Data lines:
※

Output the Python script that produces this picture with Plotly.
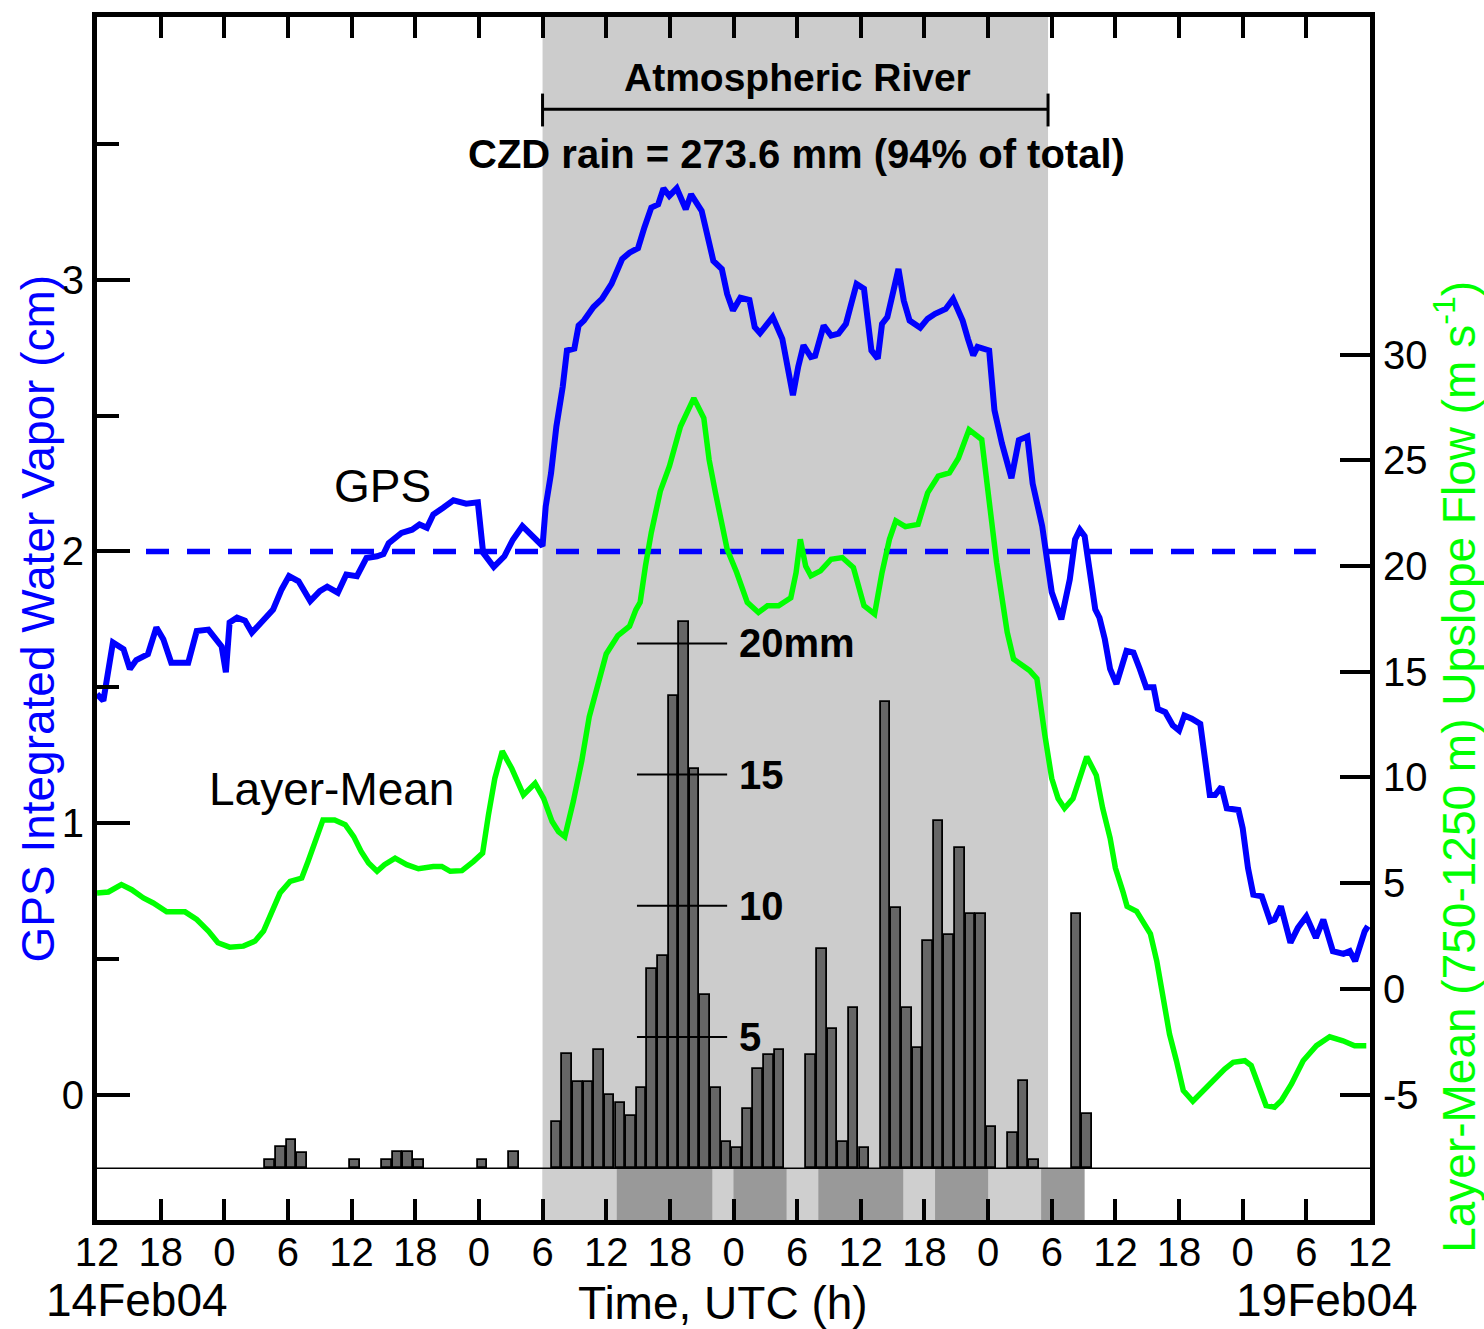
import plotly.graph_objects as go

# ---------------- data (hours after 12 UTC 14 Feb 2004) ----------------
gps_hours = [0.0, 0.6, 1.5, 2.5, 3.1, 3.7, 4.8, 5.6, 6.25, 7.0, 8.6, 9.4, 10.5, 11.3, 11.75, 12.15,
             12.5, 13.2, 13.95, 14.6, 15.8, 16.6, 17.4, 18.1, 19.0, 20.1, 21.0, 21.7, 22.7, 23.5,
             24.5, 25.4, 26.4, 27.0, 27.5, 28.7, 29.7, 30.4, 31.1, 31.7, 32.6, 33.6, 34.8, 35.9,
             36.4, 37.4, 38.4, 39.2, 40.1, 41.4, 42.0, 42.3, 42.8, 43.3, 43.9, 44.3, 45.0, 45.4,
             45.9, 46.8, 47.6, 48.5, 49.5, 50.2, 51.0, 51.6, 52.25, 52.9, 53.4, 53.95, 54.65, 55.5,
             56.0, 57.0, 57.6, 58.1, 58.9, 59.4, 59.95, 60.65, 61.5, 62.0, 62.5, 63.2, 63.7, 64.6,
             65.1, 65.6, 66.1, 66.6, 67.3, 67.7, 68.5, 69.2, 69.9, 70.6, 71.1, 71.6, 72.3, 73.0,
             73.6, 74.0, 74.5, 75.0, 75.55, 76.05, 76.6, 77.6, 78.3, 79.0, 80.0, 80.7, 81.6, 82.1,
             82.6, 83.0, 84.1, 84.6, 85.3, 86.2, 86.9, 87.7, 88.2, 89.1, 90.0, 90.9, 91.7, 92.2,
             92.65, 93.1, 93.6, 94.1, 94.5, 95.0, 95.5, 96.1, 97.05, 97.7, 98.3, 98.9, 99.6, 100.0,
             100.7, 101.4, 102.0, 102.5, 103.2, 104.0, 104.4, 104.9, 105.4, 106.0, 106.5, 107.6,
             108.0, 108.5, 109.0, 109.8, 110.6, 111.0, 111.6, 112.5, 113.2, 114.0, 114.9, 115.6,
             116.5, 117.5, 118.1, 118.6, 119.5, 119.8]
gps_cm = [1.475, 1.45, 1.665, 1.64, 1.567, 1.60, 1.622, 1.72, 1.677, 1.59, 1.59, 1.707, 1.712, 1.667,
          1.65, 1.555, 1.738, 1.756, 1.745, 1.701, 1.75, 1.786, 1.86, 1.909, 1.89, 1.817, 1.854, 1.87,
          1.848, 1.915, 1.909, 1.976, 1.982, 1.99, 2.03, 2.068, 2.08, 2.099, 2.087, 2.136, 2.16, 2.188,
          2.176, 2.181, 1.995, 1.943, 1.982, 2.043, 2.093, 2.038, 2.02, 2.166, 2.288, 2.459, 2.606,
          2.74, 2.747, 2.832, 2.85, 2.90, 2.93, 2.985, 3.077, 3.10, 3.117, 3.193, 3.266, 3.278, 3.337,
          3.309, 3.337, 3.26, 3.315, 3.254, 3.144, 3.07, 3.04, 2.948, 2.887, 2.934, 2.926, 2.826,
          2.804, 2.838, 2.863, 2.783, 2.68, 2.575, 2.68, 2.759, 2.716, 2.72, 2.832, 2.795, 2.802,
          2.838, 2.912, 2.985, 2.967, 2.74, 2.71, 2.838, 2.863, 2.96, 3.04, 2.924, 2.85, 2.824, 2.857,
          2.875, 2.893, 2.93, 2.85, 2.783, 2.722, 2.753, 2.74, 2.52, 2.398, 2.27, 2.41, 2.423, 2.25,
          2.093, 1.85, 1.75, 1.897, 2.044, 2.08, 2.056, 1.934, 1.787, 1.756, 1.677, 1.567, 1.512,
          1.634, 1.628, 1.567, 1.50, 1.50, 1.42, 1.408, 1.36, 1.341, 1.396, 1.384, 1.365, 1.249,
          1.103, 1.103, 1.133, 1.054, 1.048, 0.98, 0.834, 0.736, 0.73, 0.638, 0.644, 0.693, 0.559,
          0.614, 0.656, 0.577, 0.644, 0.528, 0.518, 0.528, 0.491, 0.601, 0.62]

wind_hours = [0.0, 1.07, 2.3, 3.27, 4.37, 5.3, 6.57, 8.3, 9.4, 10.5, 11.4, 12.5, 13.8, 14.9, 15.7,
              16.5, 17.25, 18.2, 19.3, 19.9, 20.7, 21.3, 22.4, 23.4, 24.2, 24.9, 25.6, 26.4, 27.1,
              28.1, 29.2, 30.3, 31.7, 32.5, 33.3, 34.4, 35.5, 36.35, 36.9, 37.5, 38.2, 39.1, 40.2,
              41.3, 42.1, 42.9, 43.5, 44.1, 44.9, 45.7, 46.4, 47.2, 48.0, 49.1, 50.2, 50.8, 51.2,
              51.7, 52.25, 53.1, 53.96, 55.0, 56.26, 57.2, 57.7, 58.3, 58.9, 59.4, 60.3, 61.3, 62.35,
              63.2, 64.25, 65.4, 65.9, 66.3, 66.8, 67.3, 68.2, 69.2, 70.25, 71.3, 72.3, 73.3, 74.0,
              74.7, 75.3, 76.2, 77.4, 78.3, 79.3, 80.35, 81.2, 82.2, 83.4, 84.1, 84.8, 85.8, 86.4,
              87.9, 88.6, 89.35, 90.0, 90.6, 91.2, 92.0, 92.65, 93.3, 94.2, 94.8, 95.5, 96.0, 96.7,
              97.1, 98.0, 98.8, 99.3, 99.9, 100.5, 101.1, 101.75, 102.4, 103.3, 104.3, 105.4, 106.3,
              107.1, 108.2, 108.8, 109.6, 110.2, 111.0, 111.65, 112.6, 113.7, 114.95, 116.2, 117.45,
              118.55, 119.65]
wind_ms = [4.53, 4.58, 4.93, 4.69, 4.3, 4.06, 3.64, 3.64, 3.28, 2.73, 2.18, 1.97, 2.02, 2.26, 2.73,
           3.67, 4.53, 5.08, 5.24, 6.03, 7.2, 7.99, 7.99, 7.76, 7.2, 6.5, 5.95, 5.56, 5.87, 6.18,
           5.87, 5.68, 5.79, 5.79, 5.56, 5.59, 6.03, 6.42, 8.23, 9.95, 11.24, 10.42, 9.17, 9.72,
           9.01, 7.91, 7.44, 7.2, 8.86, 10.79, 12.87, 14.44, 15.84, 16.71, 17.15, 17.93, 18.28,
           20.0, 21.58, 23.54, 24.72, 26.6, 27.94, 27.0, 25.03, 23.46, 21.9, 20.79, 19.69, 18.28,
           17.8, 18.12, 18.12, 18.5, 19.69, 21.26, 20.0, 19.54, 19.77, 20.32, 20.4, 19.93, 18.12,
           17.73, 19.69, 21.26, 22.13, 21.86, 21.97, 23.46, 24.25, 24.4, 25.1, 26.45, 25.98, 22.84,
           20.17, 16.87, 15.6, 15.06, 14.67, 12.0, 9.95, 9.0, 8.54, 9.0, 9.95, 10.98, 10.1, 8.54,
           7.13, 5.71, 4.61, 3.9, 3.67, 3.04, 2.6, 1.31, -0.57, -2.14, -3.4, -4.81, -5.32, -4.81,
           -4.26, -3.79, -3.48, -3.4, -3.63, -4.66, -5.52, -5.6, -5.28, -4.5, -3.4, -2.69, -2.27,
           -2.46, -2.69, -2.69]

rain_hours = [16, 17, 18, 19, 24, 27, 28, 29, 30, 36, 39,
              43, 44, 45, 46, 47, 48, 49, 50, 51, 52, 53, 54, 55, 56, 57, 58, 59, 60, 61, 62, 63, 64,
              67, 68, 69, 70, 71, 72, 74, 75, 76, 77, 78, 79, 80, 81, 82, 83, 84, 86, 87, 88, 92, 93]
rain_mm = [0.3, 0.8, 1.07, 0.57, 0.3, 0.3, 0.6, 0.6, 0.3, 0.3, 0.6,
           1.75, 4.35, 3.3, 3.3, 4.5, 2.8, 2.5, 2.0, 3.05, 7.6, 8.1, 18.0, 20.8, 15.2, 6.6, 3.05,
           1.0, 0.76, 2.27, 3.8, 4.3, 4.5, 4.3, 8.35, 5.3, 1.0, 6.1, 0.76, 17.75, 9.9, 6.1, 4.6,
           8.67, 13.25, 8.9, 12.2, 9.7, 9.7, 1.56, 1.33, 3.33, 0.32, 9.7, 2.06]

ar_period = [42.0, 89.65]
strip_light = [[42, 49], [58, 60], [65, 68], [76, 79], [84, 89]]
strip_dark = [[49, 58], [60, 65], [68, 76], [79, 84], [89, 93.1]]

x_tickvals = list(range(0, 121, 6))
x_ticktext = ["12", "18", "0", "6"] * 5 + ["12"]
gps_ticks = [0, 1, 2, 3]
gps_minor = [0.5, 1.5, 2.5, 3.5]
wind_ticks = [-5, 0, 5, 10, 15, 20, 25, 30]
rain_scale = [5, 10, 15, 20]
rain_scale_text = ["5", "10", "15", "20mm"]
rain_scale_span = [50.9, 59.4]
gps_ref = 2.0
gps_ref_span = [4.62, 114.9]

GPS_RANGE = [-0.462, 3.968]
WIND_RANGE = [-10.935, 45.968]
RAIN_RANGE = [-1.973, 43.87]

FONT = "Arial, Liberation Sans, Helvetica, sans-serif"
BLUE = "#0000ff"
GREEN = "#00ff00"

fig = go.Figure()

fig.add_trace(go.Bar(x=rain_hours, y=rain_mm, yaxis="y3", width=0.9, offset=-0.12,
                     marker=dict(color="#666666", line=dict(color="black", width=1.8)),
                     showlegend=False, hoverinfo="skip"))
fig.add_trace(go.Scatter(x=wind_hours, y=wind_ms, yaxis="y2", mode="lines",
                         line=dict(color=GREEN, width=5.5), showlegend=False))
fig.add_trace(go.Scatter(x=gps_ref_span, y=[gps_ref, gps_ref], yaxis="y", mode="lines",
                         line=dict(color=BLUE, width=5.5, dash="23px,18px"), showlegend=False))
fig.add_trace(go.Scatter(x=gps_hours, y=gps_cm, yaxis="y", mode="lines",
                         line=dict(color=BLUE, width=6), showlegend=False))

shapes = []
shapes.append(dict(type="rect", xref="x", yref="paper", x0=ar_period[0], x1=ar_period[1],
                   y0=0, y1=1, fillcolor="#cccccc", line=dict(width=0), layer="below"))
for a, b in strip_light:
    shapes.append(dict(type="rect", xref="x", yref="y3", x0=a, x1=b, y0=RAIN_RANGE[0], y1=0,
                       fillcolor="#cfcfcf", line=dict(width=0), layer="below"))
for a, b in strip_dark:
    shapes.append(dict(type="rect", xref="x", yref="y3", x0=a, x1=b, y0=RAIN_RANGE[0], y1=0,
                       fillcolor="#999999", line=dict(width=0), layer="below"))
shapes.append(dict(type="line", xref="x", yref="y3", x0=0, x1=120, y0=0, y1=0,
                   line=dict(color="black", width=1.6)))
for v in rain_scale:
    shapes.append(dict(type="line", xref="x", yref="y3", x0=rain_scale_span[0],
                       x1=rain_scale_span[1], y0=v, y1=v, line=dict(color="black", width=2)))
# Atmospheric River bracket
br_y, cap_lo, cap_hi = 3.628, 3.565, 3.686
shapes.append(dict(type="line", xref="x", yref="y", x0=ar_period[0], x1=ar_period[1],
                   y0=br_y, y1=br_y, line=dict(color="black", width=3)))
for xx in ar_period:
    shapes.append(dict(type="line", xref="x", yref="y", x0=xx, x1=xx, y0=cap_lo, y1=cap_hi,
                       line=dict(color="black", width=3)))

annotations = []
for v, t in zip(rain_scale, rain_scale_text):
    annotations.append(dict(x=60.3, y=v, xref="x", yref="y3", text=t, showarrow=False,
                            xanchor="left", yanchor="middle",
                            font=dict(family=FONT, size=40, color="black", weight="bold")))
annotations.append(dict(x=65.99, y=3.745, xref="x", yref="y", text="Atmospheric River",
                        showarrow=False, xanchor="center", yanchor="middle",
                        font=dict(family=FONT, size=39, color="black", weight="bold")))
annotations.append(dict(x=65.9, y=3.462, xref="x", yref="y",
                        text="CZD rain = 273.6 mm (94% of total)",
                        showarrow=False, xanchor="center", yanchor="middle",
                        font=dict(family=FONT, size=40, color="black", weight="bold")))
annotations.append(dict(x=26.87, y=2.241, xref="x", yref="y", text="GPS", showarrow=False,
                        xanchor="center", yanchor="middle",
                        font=dict(family=FONT, size=46, color="black")))
annotations.append(dict(x=22.06, y=1.126, xref="x", yref="y", text="Layer-Mean", showarrow=False,
                        xanchor="center", yanchor="middle",
                        font=dict(family=FONT, size=46, color="black")))
annotations.append(dict(x=3.77, y=-0.0662, xref="x", yref="paper", text="14Feb04",
                        showarrow=False, xanchor="center", yanchor="middle",
                        font=dict(family=FONT, size=46, color="black")))
annotations.append(dict(x=59.0, y=-0.0687, xref="x", yref="paper", text="Time, UTC (h)",
                        showarrow=False, xanchor="center", yanchor="middle",
                        font=dict(family=FONT, size=46, color="black")))
annotations.append(dict(x=115.95, y=-0.0662, xref="x", yref="paper", text="19Feb04",
                        showarrow=False, xanchor="center", yanchor="middle",
                        font=dict(family=FONT, size=46, color="black")))
annotations.append(dict(x=-0.0471, y=0.5, xref="paper", yref="paper",
                        text="GPS Integrated Water Vapor (cm)", textangle=-90,
                        showarrow=False, xanchor="center", yanchor="middle",
                        font=dict(family=FONT, size=46, color=BLUE)))
annotations.append(dict(x=1.0668, y=0.3767, xref="paper", yref="paper",
                        text="Layer-Mean (750-1250 m) Upslope Flow (m s<sup>-1</sup>)",
                        textangle=-90, showarrow=False, xanchor="center", yanchor="middle",
                        font=dict(family=FONT, size=46, color=GREEN)))

fig.update_layout(
    width=1484, height=1329,
    margin=dict(l=97, r=114, t=12, b=109, pad=0),
    paper_bgcolor="white", plot_bgcolor="white",
    bargap=0, showlegend=False,
    font=dict(family=FONT, size=40, color="black"),
    shapes=shapes, annotations=annotations,
    xaxis=dict(range=[0, 120], tickvals=x_tickvals, ticktext=x_ticktext,
               ticks="inside", ticklen=21, tickwidth=4, tickcolor="black",
               showline=True, linewidth=5, linecolor="black", mirror="ticks",
               showgrid=False, zeroline=False, tickfont=dict(size=40, color="black"),
               ticklabelstandoff=-7),
    yaxis=dict(range=GPS_RANGE, tickvals=gps_ticks, ticktext=[str(v) for v in gps_ticks],
               ticks="inside", ticklen=33, tickwidth=4, tickcolor="black",
               showline=True, linewidth=5, linecolor="black",
               showgrid=False, zeroline=False, tickfont=dict(size=40, color="black"),
               minor=dict(tickvals=gps_minor, ticks="inside", ticklen=22, tickwidth=4,
                          tickcolor="black", showgrid=False)),
    yaxis2=dict(range=WIND_RANGE, overlaying="y", side="right", tickvals=wind_ticks,
                ticktext=[str(v) for v in wind_ticks],
                ticks="inside", ticklen=30, tickwidth=4, tickcolor="black",
                showline=True, linewidth=5, linecolor="black",
                showgrid=False, zeroline=False, tickfont=dict(size=40, color="black")),
    yaxis3=dict(range=RAIN_RANGE, overlaying="y", visible=False, showgrid=False,
                zeroline=False),
)

fig.write_html("out.html", config={"displayModeBar": False},
               post_script="document.body.style.margin='0';")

※

Please take the lines from the beginning of the data above through the line holding "import plotly.graph_objects as go" and transcribe them exactly, without any pictures.

Response to this task:
Output the Python script that produces this picture with Plotly.
import plotly.graph_objects as go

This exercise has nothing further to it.